● Do this: Reproduce the listing exactly and skip over any pictures.
BEGIN Data section
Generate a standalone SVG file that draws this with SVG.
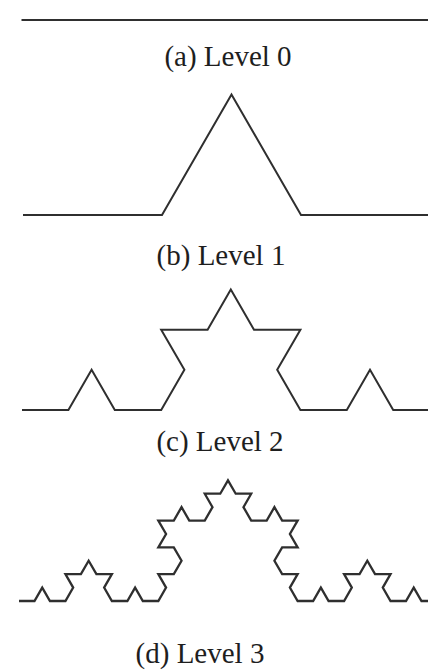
<svg xmlns="http://www.w3.org/2000/svg" width="428" height="671" viewBox="0 0 428 671">
<style>
.curve{fill:none;stroke:#2f2f2f;stroke-width:2;stroke-linejoin:miter;stroke-linecap:butt}
.lbl{font-family:"Liberation Serif","Times New Roman",serif;font-size:29px;fill:#1e1e1e;text-anchor:middle}
</style>
<rect width="428" height="671" fill="#ffffff"/>
<g id="level0">
<path class="curve" d="M21.5 20 H430"/>
<text class="lbl" x="228" y="66">(a) Level 0</text>
</g>
<g id="level1">
<path class="curve" d="M23 215 H162 L231.5 94.6 L301 215 H440"/>
<text class="lbl" x="221" y="265">(b) Level 1</text>
</g>
<g id="level2">
<path class="curve" d="M22 410 L68.4 410 L91.6 369.82 L114.8 410 L161.2 410 L184.4 369.82 L161.2 329.64 L207.6 329.64 L230.8 289.46 L254 329.64 L300.4 329.64 L277.2 369.82 L300.4 410 L346.8 410 L370 369.82 L393.2 410 L439.6 410"/>
<text class="lbl" x="220" y="451">(c) Level 2</text>
</g>
<g id="level3">
<path class="curve" style="stroke-width:2.3" d="M19 601
h15.48 l7.74-13.41 l7.74 13.41 h15.48
l7.74-13.41 l-7.74-13.41 h15.48 l7.74-13.41
l7.74 13.41 h15.48 l-7.74 13.41 l7.74 13.41
h15.48 l7.74-13.41 l7.74 13.41 h15.48
l7.74-13.41 l-7.74-13.41 h15.48 l7.74-13.41
l-7.74-13.41 h-15.48 l7.74-13.41 l-7.74-13.41
h15.48 l7.74-13.41 l7.74 13.41 h15.48
l7.74-13.41 l-7.74-13.41 h15.48 l7.74-13.41
l7.74 13.41 h15.48 l-7.74 13.41 l7.74 13.41
h15.48 l7.74-13.41 l7.74 13.41 h15.48
l-7.74 13.41 l7.74 13.41 h-15.48 l-7.74 13.41
l7.74 13.41 h15.48 l-7.74 13.41 l7.74 13.41
h15.48 l7.74-13.41 l7.74 13.41 h15.48
l7.74-13.41 l-7.74-13.41 h15.48 l7.74-13.41
l7.74 13.41 h15.48 l-7.74 13.41 l7.74 13.41
h15.48 l7.74-13.41 l7.74 13.41 h15.48"/>
<text class="lbl" x="200" y="663">(d) Level 3</text>
</g>
</svg>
END Data section
● Solution:
Generate a standalone SVG file that draws this with SVG.
<svg xmlns="http://www.w3.org/2000/svg" width="428" height="671" viewBox="0 0 428 671">
<style>
.curve{fill:none;stroke:#2f2f2f;stroke-width:2;stroke-linejoin:miter;stroke-linecap:butt}
.lbl{font-family:"Liberation Serif","Times New Roman",serif;font-size:29px;fill:#1e1e1e;text-anchor:middle}
</style>
<rect width="428" height="671" fill="#ffffff"/>
<g id="level0">
<path class="curve" d="M21.5 20 H430"/>
<text class="lbl" x="228" y="66">(a) Level 0</text>
</g>
<g id="level1">
<path class="curve" d="M23 215 H162 L231.5 94.6 L301 215 H440"/>
<text class="lbl" x="221" y="265">(b) Level 1</text>
</g>
<g id="level2">
<path class="curve" d="M22 410 L68.4 410 L91.6 369.82 L114.8 410 L161.2 410 L184.4 369.82 L161.2 329.64 L207.6 329.64 L230.8 289.46 L254 329.64 L300.4 329.64 L277.2 369.82 L300.4 410 L346.8 410 L370 369.82 L393.2 410 L439.6 410"/>
<text class="lbl" x="220" y="451">(c) Level 2</text>
</g>
<g id="level3">
<path class="curve" style="stroke-width:2.3" d="M19 601
h15.48 l7.74-13.41 l7.74 13.41 h15.48
l7.74-13.41 l-7.74-13.41 h15.48 l7.74-13.41
l7.74 13.41 h15.48 l-7.74 13.41 l7.74 13.41
h15.48 l7.74-13.41 l7.74 13.41 h15.48
l7.74-13.41 l-7.74-13.41 h15.48 l7.74-13.41
l-7.74-13.41 h-15.48 l7.74-13.41 l-7.74-13.41
h15.48 l7.74-13.41 l7.74 13.41 h15.48
l7.74-13.41 l-7.74-13.41 h15.48 l7.74-13.41
l7.74 13.41 h15.48 l-7.74 13.41 l7.74 13.41
h15.48 l7.74-13.41 l7.74 13.41 h15.48
l-7.74 13.41 l7.74 13.41 h-15.48 l-7.74 13.41
l7.74 13.41 h15.48 l-7.74 13.41 l7.74 13.41
h15.48 l7.74-13.41 l7.74 13.41 h15.48
l7.74-13.41 l-7.74-13.41 h15.48 l7.74-13.41
l7.74 13.41 h15.48 l-7.74 13.41 l7.74 13.41
h15.48 l7.74-13.41 l7.74 13.41 h15.48"/>
<text class="lbl" x="200" y="663">(d) Level 3</text>
</g>
</svg>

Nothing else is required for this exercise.